- [Request]
Copy exactly the lines from the start of the material through the line with "621, 622, 623, 623, 623]". Pictures stay out of the copy.
======== Given data ========
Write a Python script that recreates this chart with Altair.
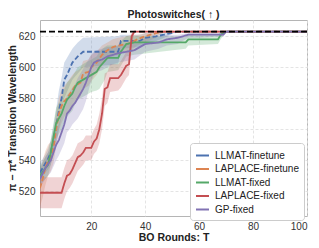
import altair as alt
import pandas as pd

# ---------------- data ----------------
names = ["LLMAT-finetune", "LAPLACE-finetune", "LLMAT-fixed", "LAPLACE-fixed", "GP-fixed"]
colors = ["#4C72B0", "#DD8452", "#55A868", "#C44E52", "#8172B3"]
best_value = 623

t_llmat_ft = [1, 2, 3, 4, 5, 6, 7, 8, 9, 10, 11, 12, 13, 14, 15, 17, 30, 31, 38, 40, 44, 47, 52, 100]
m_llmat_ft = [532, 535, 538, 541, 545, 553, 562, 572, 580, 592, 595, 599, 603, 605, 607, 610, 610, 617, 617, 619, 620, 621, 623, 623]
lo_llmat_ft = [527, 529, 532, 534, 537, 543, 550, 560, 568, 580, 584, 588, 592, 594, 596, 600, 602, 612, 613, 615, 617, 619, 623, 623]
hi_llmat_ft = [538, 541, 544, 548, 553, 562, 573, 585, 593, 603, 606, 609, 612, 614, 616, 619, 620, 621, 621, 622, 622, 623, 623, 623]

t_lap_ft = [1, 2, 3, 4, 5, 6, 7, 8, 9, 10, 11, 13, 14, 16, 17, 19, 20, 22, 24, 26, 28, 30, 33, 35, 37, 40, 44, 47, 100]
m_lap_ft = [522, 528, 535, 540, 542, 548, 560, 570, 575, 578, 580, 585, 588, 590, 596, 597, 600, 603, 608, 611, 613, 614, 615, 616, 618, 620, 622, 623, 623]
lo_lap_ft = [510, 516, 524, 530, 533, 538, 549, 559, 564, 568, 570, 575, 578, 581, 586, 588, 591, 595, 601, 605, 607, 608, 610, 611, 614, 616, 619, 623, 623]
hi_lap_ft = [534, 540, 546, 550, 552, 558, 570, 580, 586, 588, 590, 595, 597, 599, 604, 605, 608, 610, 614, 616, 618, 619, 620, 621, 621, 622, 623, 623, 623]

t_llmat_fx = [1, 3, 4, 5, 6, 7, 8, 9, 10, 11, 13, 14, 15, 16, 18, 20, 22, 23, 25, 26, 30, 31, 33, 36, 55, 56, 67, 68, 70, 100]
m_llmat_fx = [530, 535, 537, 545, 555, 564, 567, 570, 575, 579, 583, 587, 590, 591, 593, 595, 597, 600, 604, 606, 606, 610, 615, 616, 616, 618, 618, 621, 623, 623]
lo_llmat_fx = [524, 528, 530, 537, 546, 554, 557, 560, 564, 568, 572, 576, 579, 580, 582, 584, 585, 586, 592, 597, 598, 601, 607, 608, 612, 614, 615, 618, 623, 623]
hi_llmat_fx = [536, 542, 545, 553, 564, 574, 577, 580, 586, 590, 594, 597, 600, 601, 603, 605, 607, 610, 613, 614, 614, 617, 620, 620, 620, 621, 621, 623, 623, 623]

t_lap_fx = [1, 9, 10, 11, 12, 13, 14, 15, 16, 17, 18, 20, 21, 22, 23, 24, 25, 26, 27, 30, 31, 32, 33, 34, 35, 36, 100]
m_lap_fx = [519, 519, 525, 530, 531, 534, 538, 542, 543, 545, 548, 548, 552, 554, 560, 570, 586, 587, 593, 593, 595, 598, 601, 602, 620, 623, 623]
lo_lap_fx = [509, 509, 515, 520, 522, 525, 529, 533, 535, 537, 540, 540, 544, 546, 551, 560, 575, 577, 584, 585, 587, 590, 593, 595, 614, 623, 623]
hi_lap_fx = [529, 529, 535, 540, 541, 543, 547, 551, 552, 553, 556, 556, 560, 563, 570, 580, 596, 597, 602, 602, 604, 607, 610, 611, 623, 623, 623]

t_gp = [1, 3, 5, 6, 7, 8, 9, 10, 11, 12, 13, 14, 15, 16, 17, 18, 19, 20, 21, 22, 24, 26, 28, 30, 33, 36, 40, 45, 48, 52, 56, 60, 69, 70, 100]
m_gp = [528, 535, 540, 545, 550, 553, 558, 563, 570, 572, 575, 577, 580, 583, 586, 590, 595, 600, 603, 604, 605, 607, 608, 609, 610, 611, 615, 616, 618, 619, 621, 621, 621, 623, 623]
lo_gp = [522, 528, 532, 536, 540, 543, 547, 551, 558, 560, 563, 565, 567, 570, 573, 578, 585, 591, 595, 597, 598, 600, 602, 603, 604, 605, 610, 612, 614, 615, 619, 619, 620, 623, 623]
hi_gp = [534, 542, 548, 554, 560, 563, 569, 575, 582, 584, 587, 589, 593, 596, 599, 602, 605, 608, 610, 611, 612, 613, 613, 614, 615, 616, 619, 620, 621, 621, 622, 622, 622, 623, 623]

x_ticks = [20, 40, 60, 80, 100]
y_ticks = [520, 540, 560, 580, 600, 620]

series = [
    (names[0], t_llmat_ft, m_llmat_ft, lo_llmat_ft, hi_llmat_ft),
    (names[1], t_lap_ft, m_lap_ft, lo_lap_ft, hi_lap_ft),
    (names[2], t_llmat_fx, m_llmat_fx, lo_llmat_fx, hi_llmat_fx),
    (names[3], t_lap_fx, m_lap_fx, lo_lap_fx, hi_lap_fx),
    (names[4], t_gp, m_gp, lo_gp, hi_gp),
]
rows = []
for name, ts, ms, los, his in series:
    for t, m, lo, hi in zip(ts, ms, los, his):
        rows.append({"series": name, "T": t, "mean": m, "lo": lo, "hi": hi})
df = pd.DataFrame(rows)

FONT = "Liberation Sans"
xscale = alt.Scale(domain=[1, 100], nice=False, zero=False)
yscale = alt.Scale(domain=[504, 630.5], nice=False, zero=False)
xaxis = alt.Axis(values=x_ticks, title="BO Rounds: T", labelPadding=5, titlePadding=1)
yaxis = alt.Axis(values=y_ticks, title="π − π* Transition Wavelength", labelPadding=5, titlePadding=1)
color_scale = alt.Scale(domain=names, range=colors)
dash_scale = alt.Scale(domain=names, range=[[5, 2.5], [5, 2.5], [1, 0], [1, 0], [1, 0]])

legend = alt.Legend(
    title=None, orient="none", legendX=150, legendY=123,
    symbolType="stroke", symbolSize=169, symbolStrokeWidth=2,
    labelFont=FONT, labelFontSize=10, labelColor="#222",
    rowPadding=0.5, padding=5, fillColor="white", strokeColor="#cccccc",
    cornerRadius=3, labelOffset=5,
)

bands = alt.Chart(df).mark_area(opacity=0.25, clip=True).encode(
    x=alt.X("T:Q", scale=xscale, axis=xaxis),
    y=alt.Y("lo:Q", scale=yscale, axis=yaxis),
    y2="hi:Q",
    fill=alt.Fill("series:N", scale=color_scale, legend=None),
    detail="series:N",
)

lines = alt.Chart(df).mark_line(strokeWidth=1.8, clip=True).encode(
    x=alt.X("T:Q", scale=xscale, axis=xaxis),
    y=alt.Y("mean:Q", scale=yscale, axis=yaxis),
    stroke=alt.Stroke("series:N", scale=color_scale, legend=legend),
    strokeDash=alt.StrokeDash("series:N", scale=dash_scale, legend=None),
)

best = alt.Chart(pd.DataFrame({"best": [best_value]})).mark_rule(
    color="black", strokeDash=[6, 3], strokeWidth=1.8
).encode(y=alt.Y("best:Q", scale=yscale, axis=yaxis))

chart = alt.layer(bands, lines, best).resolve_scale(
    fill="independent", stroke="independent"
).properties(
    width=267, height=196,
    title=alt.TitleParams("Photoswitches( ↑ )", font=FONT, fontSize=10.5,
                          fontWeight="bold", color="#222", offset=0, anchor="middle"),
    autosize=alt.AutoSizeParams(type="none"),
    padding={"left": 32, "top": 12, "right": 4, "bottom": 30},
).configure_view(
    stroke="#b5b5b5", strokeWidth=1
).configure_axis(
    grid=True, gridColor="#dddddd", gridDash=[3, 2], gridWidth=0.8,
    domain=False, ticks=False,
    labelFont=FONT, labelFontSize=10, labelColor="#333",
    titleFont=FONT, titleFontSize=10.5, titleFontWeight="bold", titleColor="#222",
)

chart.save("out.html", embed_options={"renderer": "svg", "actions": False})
========
- [Written solution]
Write a Python script that recreates this chart with Altair.
import altair as alt
import pandas as pd

# ---------------- data ----------------
names = ["LLMAT-finetune", "LAPLACE-finetune", "LLMAT-fixed", "LAPLACE-fixed", "GP-fixed"]
colors = ["#4C72B0", "#DD8452", "#55A868", "#C44E52", "#8172B3"]
best_value = 623

t_llmat_ft = [1, 2, 3, 4, 5, 6, 7, 8, 9, 10, 11, 12, 13, 14, 15, 17, 30, 31, 38, 40, 44, 47, 52, 100]
m_llmat_ft = [532, 535, 538, 541, 545, 553, 562, 572, 580, 592, 595, 599, 603, 605, 607, 610, 610, 617, 617, 619, 620, 621, 623, 623]
lo_llmat_ft = [527, 529, 532, 534, 537, 543, 550, 560, 568, 580, 584, 588, 592, 594, 596, 600, 602, 612, 613, 615, 617, 619, 623, 623]
hi_llmat_ft = [538, 541, 544, 548, 553, 562, 573, 585, 593, 603, 606, 609, 612, 614, 616, 619, 620, 621, 621, 622, 622, 623, 623, 623]

t_lap_ft = [1, 2, 3, 4, 5, 6, 7, 8, 9, 10, 11, 13, 14, 16, 17, 19, 20, 22, 24, 26, 28, 30, 33, 35, 37, 40, 44, 47, 100]
m_lap_ft = [522, 528, 535, 540, 542, 548, 560, 570, 575, 578, 580, 585, 588, 590, 596, 597, 600, 603, 608, 611, 613, 614, 615, 616, 618, 620, 622, 623, 623]
lo_lap_ft = [510, 516, 524, 530, 533, 538, 549, 559, 564, 568, 570, 575, 578, 581, 586, 588, 591, 595, 601, 605, 607, 608, 610, 611, 614, 616, 619, 623, 623]
hi_lap_ft = [534, 540, 546, 550, 552, 558, 570, 580, 586, 588, 590, 595, 597, 599, 604, 605, 608, 610, 614, 616, 618, 619, 620, 621, 621, 622, 623, 623, 623]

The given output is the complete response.